# Pearl's first shows are today and tomorrow



## ArreauStandardPoodle (Sep 1, 2009)

My heart is racing and I have butterflies in my tummy. Ms. Pearl got dropped off at her handler's home last evening, and her first shows are today and tomorrow. I am so excited. While I do not expect much from a seven month old, they do surprise us from time to time. Wish her luck! She goes in around 1:30 today and about 2:00 tomorrow.


----------



## twyla (Apr 28, 2010)

Good Luck Pearl


----------



## Poodlerunner (Jul 4, 2014)

Where is she being shown? Fingers crossed for pretty Pearl. Hopefully, she has a great time in the ring... a little hardware would be a bonus 

pr


----------



## ArreauStandardPoodle (Sep 1, 2009)

It is called the Elora Gorge show and it is at Bingeman Park in Kitchener, Ontario. Her handler is Allison Cowie.


----------



## sparkyjoe (Oct 26, 2011)

Good luck, Pearl!! And remember to have fun!


----------



## Streetcar (Apr 13, 2014)

Have fun, Pearl ! Your lovely natural gait and beautiful looks and temperament will take you all the way very soon.


----------



## patk (Jun 13, 2013)

go, pearl!


----------



## kayfabulous6 (Nov 19, 2013)

By this time Ms.Pearl must have just finished her first show!! Cannot WAIT to hear how it went! Crossing my fingers for photos  Best of luck gorgeous girl!!


----------



## AngelAviary (Aug 12, 2014)

Hope you knocked em dead Pearl!


----------



## MollyMuiMa (Oct 13, 2012)

GO GET EM' PEARL.............The world is your oyster and you are the ONE & ONLY PEARL in your Mom's world!!! So we wish the powers that be. will hopefully see..................


----------



## NOLA Standards (Apr 11, 2010)

This thread needs UPDATED! Cherie Perks <3 

and photos to go with it!


Tabatha
NOLA Standards


----------



## N2Mischief (Dec 3, 2012)

Yes please update, I have been checking and checking, so exciting!


----------



## ArreauStandardPoodle (Sep 1, 2009)

I did post a new thread, but will post here. Our pretty baby went into the ring like a pro and got Winners Bitch and Best Puppy and her first two points!!! I am so proud and she was amazing!


----------



## N2Mischief (Dec 3, 2012)

Silly me! I knew that! I thought there was one more day of the show. her win picture is just gorgeous!!!


----------



## ArreauStandardPoodle (Sep 1, 2009)

yes there was. The judge pretty much told Pearl's handler that he was not going to put her up because of her colour. but she looked gorgeous, gained some experience and had a wonderful time.


----------



## jlf45764 (Oct 6, 2013)

Congratulations on her wins! She is beautiful and I love her color! :love2:


----------



## LCS (Jan 8, 2014)

ArreauStandardPoodle said:


> yes there was. The judge pretty much told Pearl's handler that he was not going to put her up because of her colour. but she looked gorgeous, gained some experience and had a wonderful time.

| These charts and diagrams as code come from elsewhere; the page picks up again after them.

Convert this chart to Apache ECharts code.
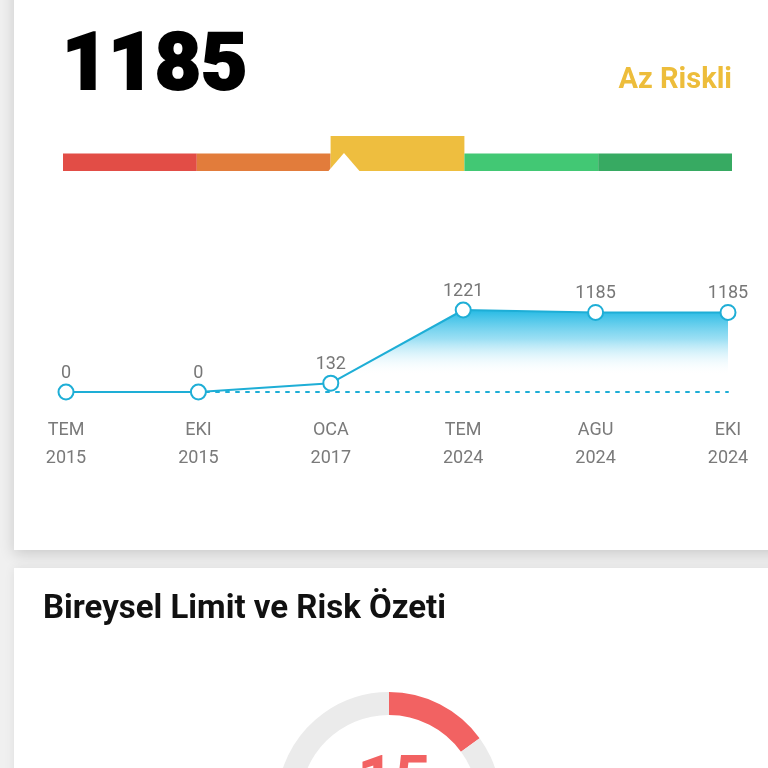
<!DOCTYPE html>
<html>
<head>
<meta charset="utf-8">
<script src="https://cdn.jsdelivr.net/npm/echarts@6/dist/echarts.min.js"></script>
<style>
  html, body { margin: 0; padding: 0; background: #f0f0f0; }
  #chart { width: 768px; height: 768px; }
</style>
</head>
<body>
<div id="chart"></div>
<script>
// skor ve risk seviyesi
const score = 1185;
const scoreLabel = 'Az Riskli';

// risk bandlari (en riskli -> en iyi)
const riskBands = ['En Riskli', 'Orta Riskli', 'Az Riskli', 'İyi', 'En İyi'];
const riskBandLevels = [1, 1, 2, 1, 1]; // aktif band daha yuksek
const riskBandColors = ['#e24d46', '#e27c3b', '#eebe3f', '#42c874', '#37aa62'];
const markerPos = 2.1; // band biriminde isaretci konumu

// skor gecmisi
const months = ['TEM\n2015', 'EKI\n2015', 'OCA\n2017', 'TEM\n2024', 'AGU\n2024', 'EKI\n2024'];
const scoreHistory = [0, 0, 132, 1221, 1185, 1185];

// limit / risk ozeti
const summaryTitle = 'Bireysel Limit ve Risk Özeti';
const riskRatio = [15, 85];

const lineColor = '#1eaed6';
const font = 'Roboto, "Noto Sans", sans-serif';

const myChart = echarts.init(document.getElementById('chart'));

const options = {
    backgroundColor: '#f0f0f0',
    animation: false,
    graphic: [
        { // ust kart
            type: 'rect', z: 0,
            shape: { x: 14, y: -20, width: 800, height: 570 },
            style: { fill: '#fff', shadowBlur: 14, shadowColor: 'rgba(0,0,0,0.16)', shadowOffsetY: 4 }
        },
        { // alt kart
            type: 'rect', z: 0,
            shape: { x: 14, y: 568, width: 800, height: 300 },
            style: { fill: '#fff', shadowBlur: 10, shadowColor: 'rgba(0,0,0,0.08)' }
        }
    ],
    title: [
        {
            text: String(score), left: 57, top: 24,
            textStyle: {
                fontFamily: font, fontSize: 80, fontWeight: 900, color: '#000',
                textBorderColor: '#000', textBorderWidth: 2
            }
        },
        {
            text: scoreLabel, right: 31, top: 61,
            textStyle: { fontFamily: font, fontSize: 29, fontWeight: 'bold', color: '#edbd3b' }
        },
        {
            text: summaryTitle, left: 38, top: 588,
            textStyle: { fontFamily: font, fontSize: 33, fontWeight: 'bold', color: '#111' }
        },
        {
            text: String(riskRatio[0]), left: 389, top: 748, textAlign: 'center',
            textStyle: { fontFamily: font, fontSize: 64, fontWeight: 'bold', color: '#f26262' }
        }
    ],
    grid: [
        { left: 63, right: 36, top: 136, height: 35 },
        { left: 66, right: 40, top: 310, height: 82 }
    ],
    xAxis: [
        { gridIndex: 0, type: 'category', data: riskBands, show: false },
        { gridIndex: 0, type: 'value', min: 0, max: riskBands.length, show: false },
        {
            gridIndex: 1, type: 'category', boundaryGap: false, data: months,
            axisLine: { show: true, lineStyle: { color: lineColor, type: [3, 7], width: 2 } },
            axisTick: { show: false },
            axisLabel: {
                color: '#7a7a7a', fontFamily: font, fontSize: 18, lineHeight: 28, margin: 24,
                interval: 0
            }
        }
    ],
    yAxis: [
        { gridIndex: 0, type: 'value', min: 0, max: 2, show: false },
        { gridIndex: 1, type: 'value', min: 0, max: 1221, show: false }
    ],
    series: [
        {
            type: 'bar', xAxisIndex: 0, yAxisIndex: 0,
            barCategoryGap: '0%', silent: true,
            data: riskBandLevels.map((v, i) => ({ value: v, itemStyle: { color: riskBandColors[i] } }))
        },
        {
            type: 'scatter', xAxisIndex: 1, yAxisIndex: 0,
            symbol: 'triangle', symbolSize: [31, 18], symbolOffset: [0, -9],
            itemStyle: { color: '#fff', opacity: 1 }, silent: true, z: 5,
            data: [[markerPos, 0]]
        },
        {
            type: 'line', xAxisIndex: 2, yAxisIndex: 1,
            data: scoreHistory,
            symbol: 'circle', symbolSize: 15,
            lineStyle: { color: lineColor, width: 2 },
            itemStyle: { color: '#fff', borderColor: lineColor, borderWidth: 2 },
            areaStyle: {
                opacity: 1,
                color: new echarts.graphic.LinearGradient(0, 0, 0, 1, [
                    { offset: 0, color: 'rgba(38,186,228,1)' },
                    { offset: 0.35, color: 'rgba(120,212,240,0.75)' },
                    { offset: 0.8, color: 'rgba(255,255,255,0)' }
                ])
            },
            label: {
                show: true, position: 'top', distance: 1,
                color: '#777', fontFamily: font, fontSize: 18
            },
            z: 3
        },
        {
            type: 'pie', center: [389, 804], radius: [89, 112],
            startAngle: 90, silent: true,
            label: { show: false },
            data: [
                { value: riskRatio[0], itemStyle: { color: '#f26262' } },
                { value: riskRatio[1], itemStyle: { color: '#ebebeb' } }
            ]
        }
    ]
};

myChart.setOption(options);
</script>
</body>
</html>
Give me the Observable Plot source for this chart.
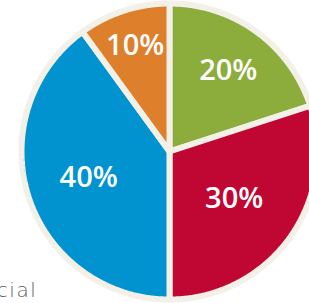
<!DOCTYPE html>
<html>
<head>
<meta charset="utf-8">
<script src="https://cdn.jsdelivr.net/npm/d3@7"></script>
<script src="https://cdn.jsdelivr.net/npm/@observablehq/plot@0.6"></script>
<style>
  html, body { margin: 0; padding: 0; background: #ffffff; }
  #chart { width: 309px; height: 303px; overflow: hidden; }
</style>
</head>
<body>
<div id="chart"></div>
<script>
// ---- data ----
const categories = ["A", "B", "C", "D"];
const shares = [20, 30, 40, 10];
const labels = ["20%", "30%", "40%", "10%"];
const colors = ["#8cad3c", "#c00633", "#0093cf", "#de7f2c"];
const legendText = "Financial";

// ---- layout (not data) ----
const W = 309, H = 303;
const R = 148;                        // slice path radius
const labelRadius = [100, 80, 85, 111]; // label distance from centre, per slice
const cream = "#f3f0e7";

const pie = d3.pie().sort(null).value(d => d.share)(
  categories.map((c, i) => ({ cat: c, share: shares[i], label: labels[i], color: colors[i], i }))
);

const pts = [];
pie.forEach(s => {
  const a0 = s.startAngle, a1 = s.endAngle;
  pts.push({ cat: s.data.cat, color: s.data.color, x: 0, y: 0 });
  const n = Math.max(2, Math.ceil((a1 - a0) / (Math.PI / 360)));
  for (let k = 0; k <= n; k++) {
    const a = a0 + (a1 - a0) * k / n;
    pts.push({ cat: s.data.cat, color: s.data.color, x: R * Math.sin(a), y: R * Math.cos(a) });
  }
  pts.push({ cat: s.data.cat, color: s.data.color, x: 0, y: 0 });
});

const labelPts = pie.map(s => {
  const a = (s.startAngle + s.endAngle) / 2;
  const r = labelRadius[s.data.i];
  return { label: s.data.label, x: r * Math.sin(a), y: r * Math.cos(a) };
});

const chart = Plot.plot({
  width: W,
  height: H,
  margin: 0,
  x: { domain: [-169, 140], range: [0, W], axis: null },
  y: { domain: [-152, 151], range: [H, 0], axis: null },
  color: { type: "identity" },
  style: { background: "#ffffff", overflow: "hidden" },
  marks: [
    Plot.line(pts, {
      x: "x", y: "y", z: "cat",
      fill: "color",
      stroke: cream, strokeWidth: 6,
      strokeLinejoin: "miter", curve: "linear"
    }),
    Plot.text(labelPts, {
      x: "x", y: "y", text: "label",
      fill: "#ffffff",
      fontSize: 29, fontWeight: 600,
      fontFamily: "Open Sans",
      textAnchor: "middle", lineAnchor: "middle"
    }),
    Plot.text([legendText], {
      frameAnchor: "bottom-left",
      text: d => d,
      textAnchor: "end",
      lineAnchor: "bottom",
      dx: 37, dy: -7,
      fill: "#5e5e5e",
      fontSize: 20, fontWeight: 200,
      fontFamily: "DejaVu Sans"
    })
  ]
});
d3.select(chart).selectAll("text")
  .filter(function () { return this.textContent === legendText; })
  .attr("letter-spacing", "1.6px");
document.getElementById("chart").appendChild(chart);
</script>
</body>
</html>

I'm going to show my ignorance here....

What does he mean? That his preference is not for her color so he would not advance her? I obviously know NOTHING about showing - so is this common/appropriate? For some reason I thought the evaluation would be against the 'perfect poodle' form. That coat color (other than Parti) would be a lesser factor. 

She looks quite lovely and showy to me.


----------



## Streetcar (Apr 13, 2014)

What LCS said.... Clearly I'm no expert yet she looks so very correct to me. AND CUTE!!!!! And Poodle personality galore!!!!!
What a shame on the judge. At least Pearl got some ring practice time, not a bad thing . I just hate seeing her denied on color/colour alone.


----------



## Streetcar (Apr 13, 2014)

Congratulations again and what a lovely win picture. Pearl looks very proud of her puppy perfection .


----------



## ArreauStandardPoodle (Sep 1, 2009)

Yes...there are still judges who are very biased against colour. With some of them it is sheer ignorance. Others it is because in their experience, most of the coloured dogs that have been presented to them in the past have been inferior conformationally.There are a few breeders in North America working hard to change their perception of the quality in our colour realm (red/apricot) by breeding and presenting them with dogs of very high quality. We will eventually break down those walls. I was told that the judge who awarded Pearl the wins on Sunday is knowledgeable, and would reward the best dog-period, and that colour would hold no weight in her opinion, and that is exactly what happened.


----------



## Minnie (Apr 25, 2011)

Pearl's color is quite outstanding with all of the lightness in the coat would she still be considered a red?


----------